## begin Supplied information

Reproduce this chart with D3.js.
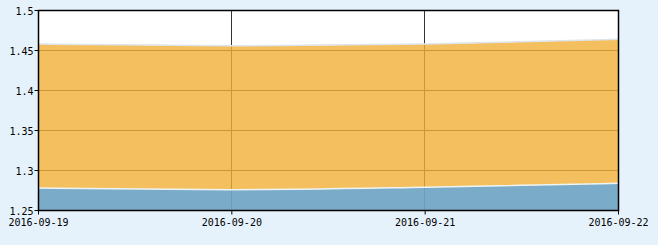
<!DOCTYPE html>
<html>
<head>
<meta charset="utf-8">
<script src="https://cdn.jsdelivr.net/npm/d3@7"></script>
<style>
    html, body { margin: 0; padding: 0; background: #e6f2fb; }
    svg text { font-family: "DejaVu Sans Mono", monospace; font-size: 10px; fill: #000; }
</style>
</head>
<body>
<div id="chart"></div>
<script>
// data
var dates = ['2016-09-19', '2016-09-20', '2016-09-21', '2016-09-22'];
var lowValues = [1.278, 1.276, 1.279, 1.284];
var highValues = [1.458, 1.456, 1.458, 1.464];
var yTicks = [1.25, 1.3, 1.35, 1.4, 1.45, 1.5];

var view = { width: 658, height: 245 };
var box = { left: 38.5, right: 618.5, top: 10.5, bottom: 210.5 };

var svg = d3.select('#chart')
    .append('svg')
    .attr('width', view.width)
    .attr('height', view.height);

var x = d3.scalePoint().domain(dates).range([box.left, box.right]);
var y = d3.scaleLinear().domain([1.25, 1.5]).range([box.bottom, box.top]);

// plot background
svg.append('rect')
    .attr('x', box.left).attr('y', box.top)
    .attr('width', box.right - box.left).attr('height', box.bottom - box.top)
    .attr('fill', '#fff');

// grid lines (under the semi-transparent areas)
var grid = svg.append('g').attr('stroke', '#333').attr('stroke-width', 1);
grid.selectAll('.vgrid')
    .data(dates.slice(1, -1))
    .enter().append('line')
    .attr('x1', function(d) { return Math.round(x(d)) - 0.5; })
    .attr('x2', function(d) { return Math.round(x(d)) - 0.5; })
    .attr('y1', box.top).attr('y2', box.bottom);
grid.selectAll('.hgrid')
    .data(yTicks.slice(1, -1))
    .enter().append('line')
    .attr('x1', box.left).attr('x2', box.right)
    .attr('y1', function(d) { return y(d); })
    .attr('y2', function(d) { return y(d); });

var rows = dates.map(function(d, i) {
    return { date: d, low: lowValues[i], high: highValues[i] };
});

var bandArea = d3.area()
    .curve(d3.curveMonotoneX)
    .x(function(d) { return x(d.date); })
    .y0(function(d) { return y(d.low); })
    .y1(function(d) { return y(d.high); });

var baseArea = d3.area()
    .curve(d3.curveMonotoneX)
    .x(function(d) { return x(d.date); })
    .y0(y(1.25))
    .y1(function(d) { return y(d.low); });

var topLine = d3.line().curve(d3.curveMonotoneX)
    .x(function(d) { return x(d.date); })
    .y(function(d) { return y(d.high); });
var lowLine = d3.line().curve(d3.curveMonotoneX)
    .x(function(d) { return x(d.date); })
    .y(function(d) { return y(d.low); });

svg.append('path').datum(rows)
    .attr('d', bandArea)
    .attr('fill', 'rgb(241,176,55)')
    .attr('fill-opacity', 0.8);

svg.append('path').datum(rows)
    .attr('d', baseArea)
    .attr('fill', 'rgb(112,166,198)')
    .attr('fill-opacity', 0.93);

svg.append('path').datum(rows)
    .attr('d', topLine)
    .attr('fill', 'none')
    .attr('stroke', '#dde4ea')
    .attr('stroke-width', 1.5);

svg.append('path').datum(rows)
    .attr('d', lowLine)
    .attr('fill', 'none')
    .attr('stroke', '#eef3f4')
    .attr('stroke-width', 1.5);

// frame
svg.append('rect')
    .attr('x', box.left).attr('y', box.top)
    .attr('width', box.right - box.left).attr('height', box.bottom - box.top)
    .attr('fill', 'none')
    .attr('stroke', '#000')
    .attr('stroke-width', 1.5);

// y axis
var yAxis = svg.append('g');
yAxis.selectAll('.ytick')
    .data(yTicks)
    .enter().append('line')
    .attr('x1', box.left - 4).attr('x2', box.left)
    .attr('y1', function(d) { return y(d); })
    .attr('y2', function(d) { return y(d); })
    .attr('stroke', '#000');
yAxis.selectAll('.ylabel')
    .data(yTicks)
    .enter().append('text')
    .attr('x', box.left - 5)
    .attr('y', function(d) { return y(d) + 4; })
    .attr('text-anchor', 'end')
    .text(function(d) { return d3.format('')(+d.toFixed(2)); });

// x axis
var xAxis = svg.append('g');
xAxis.selectAll('.xtick')
    .data(dates)
    .enter().append('line')
    .attr('x1', function(d) { return x(d); })
    .attr('x2', function(d) { return x(d); })
    .attr('y1', box.bottom).attr('y2', box.bottom + 4)
    .attr('stroke', '#000');
xAxis.selectAll('.xlabel')
    .data(dates)
    .enter().append('text')
    .attr('x', function(d) { return x(d); })
    .attr('y', box.bottom + 15)
    .attr('text-anchor', 'middle')
    .text(function(d) { return d; });
</script>
</body>
</html>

## end Supplied information

> _What to produce_:
Pictures are excluded; copy all other data exactly as shown.

> _Response to the exercise_:
Reproduce this chart with D3.js.
<!DOCTYPE html>
<html>
<head>
<meta charset="utf-8">
<script src="https://cdn.jsdelivr.net/npm/d3@7"></script>
<style>
    html, body { margin: 0; padding: 0; background: #e6f2fb; }
    svg text { font-family: "DejaVu Sans Mono", monospace; font-size: 10px; fill: #000; }
</style>
</head>
<body>
<div id="chart"></div>
<script>
// data
var dates = ['2016-09-19', '2016-09-20', '2016-09-21', '2016-09-22'];
var lowValues = [1.278, 1.276, 1.279, 1.284];
var highValues = [1.458, 1.456, 1.458, 1.464];
var yTicks = [1.25, 1.3, 1.35, 1.4, 1.45, 1.5];

var view = { width: 658, height: 245 };
var box = { left: 38.5, right: 618.5, top: 10.5, bottom: 210.5 };

var svg = d3.select('#chart')
    .append('svg')
    .attr('width', view.width)
    .attr('height', view.height);

var x = d3.scalePoint().domain(dates).range([box.left, box.right]);
var y = d3.scaleLinear().domain([1.25, 1.5]).range([box.bottom, box.top]);

// plot background
svg.append('rect')
    .attr('x', box.left).attr('y', box.top)
    .attr('width', box.right - box.left).attr('height', box.bottom - box.top)
    .attr('fill', '#fff');

// grid lines (under the semi-transparent areas)
var grid = svg.append('g').attr('stroke', '#333').attr('stroke-width', 1);
grid.selectAll('.vgrid')
    .data(dates.slice(1, -1))
    .enter().append('line')
    .attr('x1', function(d) { return Math.round(x(d)) - 0.5; })
    .attr('x2', function(d) { return Math.round(x(d)) - 0.5; })
    .attr('y1', box.top).attr('y2', box.bottom);
grid.selectAll('.hgrid')
    .data(yTicks.slice(1, -1))
    .enter().append('line')
    .attr('x1', box.left).attr('x2', box.right)
    .attr('y1', function(d) { return y(d); })
    .attr('y2', function(d) { return y(d); });

var rows = dates.map(function(d, i) {
    return { date: d, low: lowValues[i], high: highValues[i] };
});

var bandArea = d3.area()
    .curve(d3.curveMonotoneX)
    .x(function(d) { return x(d.date); })
    .y0(function(d) { return y(d.low); })
    .y1(function(d) { return y(d.high); });

var baseArea = d3.area()
    .curve(d3.curveMonotoneX)
    .x(function(d) { return x(d.date); })
    .y0(y(1.25))
    .y1(function(d) { return y(d.low); });

var topLine = d3.line().curve(d3.curveMonotoneX)
    .x(function(d) { return x(d.date); })
    .y(function(d) { return y(d.high); });
var lowLine = d3.line().curve(d3.curveMonotoneX)
    .x(function(d) { return x(d.date); })
    .y(function(d) { return y(d.low); });

svg.append('path').datum(rows)
    .attr('d', bandArea)
    .attr('fill', 'rgb(241,176,55)')
    .attr('fill-opacity', 0.8);

svg.append('path').datum(rows)
    .attr('d', baseArea)
    .attr('fill', 'rgb(112,166,198)')
    .attr('fill-opacity', 0.93);

svg.append('path').datum(rows)
    .attr('d', topLine)
    .attr('fill', 'none')
    .attr('stroke', '#dde4ea')
    .attr('stroke-width', 1.5);

svg.append('path').datum(rows)
    .attr('d', lowLine)
    .attr('fill', 'none')
    .attr('stroke', '#eef3f4')
    .attr('stroke-width', 1.5);

// frame
svg.append('rect')
    .attr('x', box.left).attr('y', box.top)
    .attr('width', box.right - box.left).attr('height', box.bottom - box.top)
    .attr('fill', 'none')
    .attr('stroke', '#000')
    .attr('stroke-width', 1.5);

// y axis
var yAxis = svg.append('g');
yAxis.selectAll('.ytick')
    .data(yTicks)
    .enter().append('line')
    .attr('x1', box.left - 4).attr('x2', box.left)
    .attr('y1', function(d) { return y(d); })
    .attr('y2', function(d) { return y(d); })
    .attr('stroke', '#000');
yAxis.selectAll('.ylabel')
    .data(yTicks)
    .enter().append('text')
    .attr('x', box.left - 5)
    .attr('y', function(d) { return y(d) + 4; })
    .attr('text-anchor', 'end')
    .text(function(d) { return d3.format('')(+d.toFixed(2)); });

// x axis
var xAxis = svg.append('g');
xAxis.selectAll('.xtick')
    .data(dates)
    .enter().append('line')
    .attr('x1', function(d) { return x(d); })
    .attr('x2', function(d) { return x(d); })
    .attr('y1', box.bottom).attr('y2', box.bottom + 4)
    .attr('stroke', '#000');
xAxis.selectAll('.xlabel')
    .data(dates)
    .enter().append('text')
    .attr('x', function(d) { return x(d); })
    .attr('y', box.bottom + 15)
    .attr('text-anchor', 'middle')
    .text(function(d) { return d; });
</script>
</body>
</html>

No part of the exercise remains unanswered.